And boy, do I holler.  A fellow West Ashley High School wrestling mother and I decided this year that we would make a list of the terrible things people say at wrestling matches.  Here are a few of my favorites.  I may have said one or two of them myself.

“Grab his leg.”

“Squeeze, squeeze, squeeze.”

“Push his neck…or his head…or his leg…or his [insert body part]”

“Stuff the head.”  (I am not kidding.  I heard this one last night).

“Hard. Hard. Hard.”

“Turn him. Turn him.”

“Flip him.”

“Roll him.”

“Drag him back in.”

“Tie him up.”

“Finish him.”

And for those who know their wrestling moves, you occasionally hear one of these:

“Run the half.”

“Tilt him.”

Sometimes a spectator will advise the wrestler to “let him up, so you can get your two.”  In other words, it is worth letting the opponent get 1 point for an escape if you can easily knock him down again for 2 points.  What a brutal cycle!

I have also learned that white wrestling singlets are a bad idea, and that wrestling singlets with a map of the state of SC on the back are a particularly bad idea.  The coach who chose that design was not thinking about the moment when a heavyweight would be leaning over with the state of SC displayed prominently on his rear end.  Just saying.

What kind of world is this wrestling world?   What happened to playing nicely?  Why would my son try to pin someone else’s kid?  Whose idea was this sport anyway?  I am now on my third season as a wrestling Mom.  It would be my fourth season if my baby had not torn his ACL during football practice (last play of practice, by the way) during his sophomore year.  Don’t even get me started on that one.  Harrison, and I have to admit, his parents, grieved the loss of that sophomore wrestling season.  He had made it to the JV State Finals during his freshman year, and he had such high hopes for the next season.  But, as I have said to him and to myself often, “It is what it is.”  And he made the best of things. And since then, and now as a seasoned wrestling Mom, I have realized that I actually like a lot of things about wrestling because of the life lessons it teaches.

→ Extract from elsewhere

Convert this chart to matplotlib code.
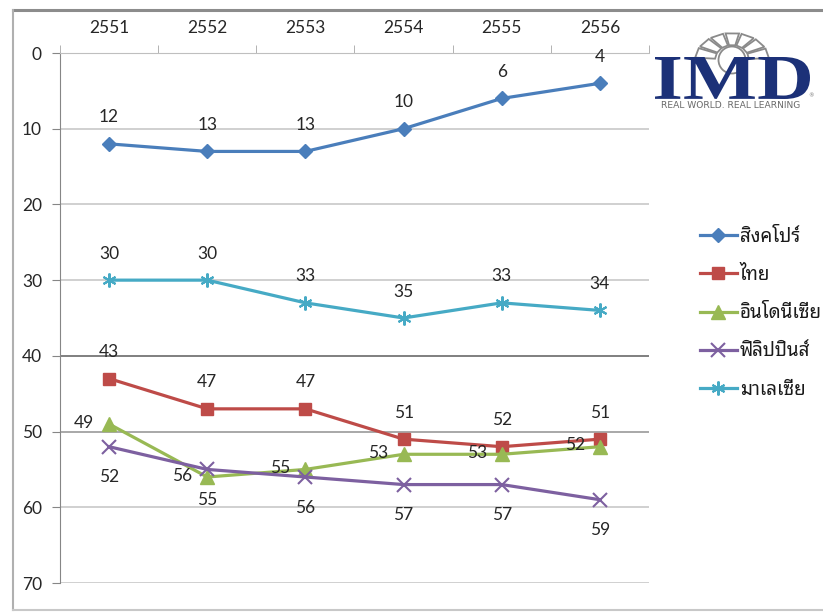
import numpy as np
import matplotlib
matplotlib.use("Agg")
import matplotlib.pyplot as plt
from matplotlib.lines import Line2D
from matplotlib.patches import Polygon, Ellipse, PathPatch
from matplotlib.textpath import TextPath
from matplotlib.font_manager import FontProperties
from matplotlib.transforms import Affine2D

years = ["2551", "2552", "2553", "2554", "2555", "2556"]
countries = ["สิงคโปร์", "ไทย", "อินโดนีเซีย", "ฟิลิปปินส์", "มาเลเซีย"]
singapore = [12, 13, 13, 10, 6, 4]
thailand = [43, 47, 47, 51, 52, 51]
indonesia = [49, 56, 55, 53, 53, 52]
philippines = [52, 55, 56, 57, 57, 59]
malaysia = [30, 30, 33, 35, 33, 34]
yticks = [0, 10, 20, 30, 40, 50, 60, 70]

W, H = 823, 612
num_font = ["Lato", "DejaVu Sans"]
thai_font = ["Noto Sans Thai Looped", "DejaVu Sans"]
txt_color = "#262626"
num_size = 12.5

# colour, marker, marker size, where the value label sits
styles = [
    ("#4A7EBB", "D", 6.8, "above"),
    ("#BE4B48", "s", 9, "above"),
    ("#98B954", "^", 9.5, "left"),
    ("#7D60A0", "x", 9.5, "below"),
    ("#46AAC5", (6, 2, 0), 10, "above"),
]
series = [singapore, thailand, indonesia, philippines, malaysia]
offsets = {"above": (0, 19), "left": (-18, 1), "below": (0, -22)}

fig = plt.figure(figsize=(W / 100, H / 100), dpi=100)
ax = fig.add_axes([60 / W, 1 - 583 / H, 589 / W, 530 / H])

x = np.arange(len(years))
handles = []
for vals, (col, mk, ms, pos) in zip(series, styles):
    mew = 1.5 if mk == "x" or isinstance(mk, tuple) else 1
    ln, = ax.plot(x, vals, color=col, lw=2.3, marker=mk, ms=ms,
                  mec=col, mfc=col, mew=mew, zorder=3)
    handles.append(ln)
    dx, dy = offsets[pos]
    for xi, v in zip(x, vals):
        ax.annotate(str(v), (xi, v), xytext=(dx, dy), textcoords="offset points",
                    ha="center", va="center", fontsize=num_size, family=num_font,
                    color=txt_color, zorder=4)

ax.set_xlim(-0.5, len(years) - 0.5)
ax.set_ylim(70, 0)
ax.set_yticks(yticks)
ax.set_xticks(x)
ax.set_xticklabels(years)
ax.set_xticks(np.arange(-0.5, len(years)), minor=True)
ax.xaxis.tick_top()
ax.tick_params(axis="x", which="major", length=0, pad=12, labelsize=num_size,
               labelcolor=txt_color)
ax.tick_params(axis="x", which="minor", length=6, color="#A6A6A6", direction="out")
ax.tick_params(axis="y", length=6, color="#868686", pad=7, labelsize=num_size,
               labelcolor=txt_color)
for lab in ax.get_xticklabels() + ax.get_yticklabels():
    lab.set_family(num_font)

for s in ["right", "bottom"]:
    ax.spines[s].set_visible(False)
ax.spines["left"].set_color("#868686")
ax.spines["top"].set_color("#BFBFBF")
ax.yaxis.grid(True, color="#C8C8C8", lw=1.2)
grid = ax.get_ygridlines()
grid[4].set_color("#7F7F7F")
grid[4].set_linewidth(1.4)
grid[5].set_color("#9A9A9A")
ax.set_axisbelow(True)

leg = fig.legend(handles, countries, loc="upper left",
                 bbox_to_anchor=(692 / W, 1 - 220 / H), frameon=False,
                 prop={"family": thai_font, "size": 13.5}, handlelength=2.0,
                 handletextpad=0.15, labelspacing=1.08, borderaxespad=0)
for t in leg.get_texts():
    t.set_color("#1a1a1a")

# outer chart border
fig.add_artist(Line2D([13 / W, 1], [1 - 10 / H] * 2, color="#8C8C8C", lw=2.2))
fig.add_artist(Line2D([13 / W] * 2, [1 - 10 / H, 1 - 610 / H], color="#B0B0B0", lw=1.5))
fig.add_artist(Line2D([13 / W, 1], [1 - 610 / H] * 2, color="#C8C8C8", lw=1.5))

# IMD logo, drawn in pixel units
lg = fig.add_axes([645 / W, 1 - 115 / H, 178 / W, 95 / H])
lg.set_xlim(645, 823)
lg.set_ylim(115, 20)
lg.axis("off")
cx, cy = 732, 60
lg.add_patch(Ellipse((cx, cy), 27, 27, fill=False, ec="#8A8A8A", lw=1.3))
for a0 in np.linspace(4, 154, 7):
    t0, t1 = np.radians(a0), np.radians(a0 + 21)
    pts = [(cx + 17 * np.cos(t0), cy - 15 * np.sin(t0)),
           (cx + 37 * np.cos(t0), cy - 27 * np.sin(t0)),
           (cx + 37 * np.cos(t1), cy - 27 * np.sin(t1)),
           (cx + 17 * np.cos(t1), cy - 15 * np.sin(t1))]
    lg.add_patch(Polygon(pts, closed=True, fill=False, ec="#8A8A8A", lw=1.3))
tp = TextPath((0, 0), "IMD", size=50,
              prop=FontProperties(family="Liberation Serif", weight="bold"))
ext = tp.get_extents()
sx = 155 / ext.width
sy = 42 / ext.height
tr = Affine2D().translate(-ext.x0, -ext.y0).scale(sx, -sy).translate(655, 99)
lg.add_patch(PathPatch(tr.transform_path(tp), fc="#1C3178", ec="none", zorder=5))
lg.text(731, 105.5, "REAL WORLD. REAL LEARNING", ha="center", va="center",
        fontsize=6.6, family="DejaVu Sans", color="#6A6A6A")
lg.text(811, 96, "®", ha="center", va="center", fontsize=4, color="#707070")

fig.savefig("out.png", dpi=100)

I like the way a match can turn on one bad move.  A wrestler can go from winning by points to being pinned in a matter of seconds.  Wrong moves have consequences, in wrestling and in life.  Every move counts.

But, every wrestler is going to make an occasional mistake.  No matter how good you are at something, you are going to lose once in a while.  Even the best wrestlers lose now and then.  Losing keeps you humble, and humility can be a really good thing.  And there is always the next match—a chance for redemption.

One of my favorite things to see is the way two wrestlers battle hard, maybe for the whole six minutes, and then, after it is all over, they shake hands, maybe even hug, and they part friends (with the exception of the kid Harrison cross-faced a bit too hard).  There is no long-term animosity, just appreciation for the competition.

And then, I guess this is the teacher in me coming out, I cheer inwardly when a coach immediately puts his arms around his wrestler after a match and shows him what he could have done differently.  Instant feedback.  When he grabs you here, you can slide this way and…you get the idea.  Sometimes a coach drops to the ground to illustrate a way to escape.  It is a beautiful thing to see—I know, this is cheesy.  I have seen this interaction on the mat over and over again, and it always reminds me that coaches have such power to influence for good.

I only have a few more weeks of my son’s final wrestling season, and I have to admit that I am a bit sad. I will miss the unusual shouts from the spectators, the intensity on the mat, and the lessons about life, but I feel confident that Harrison will carry them with him always.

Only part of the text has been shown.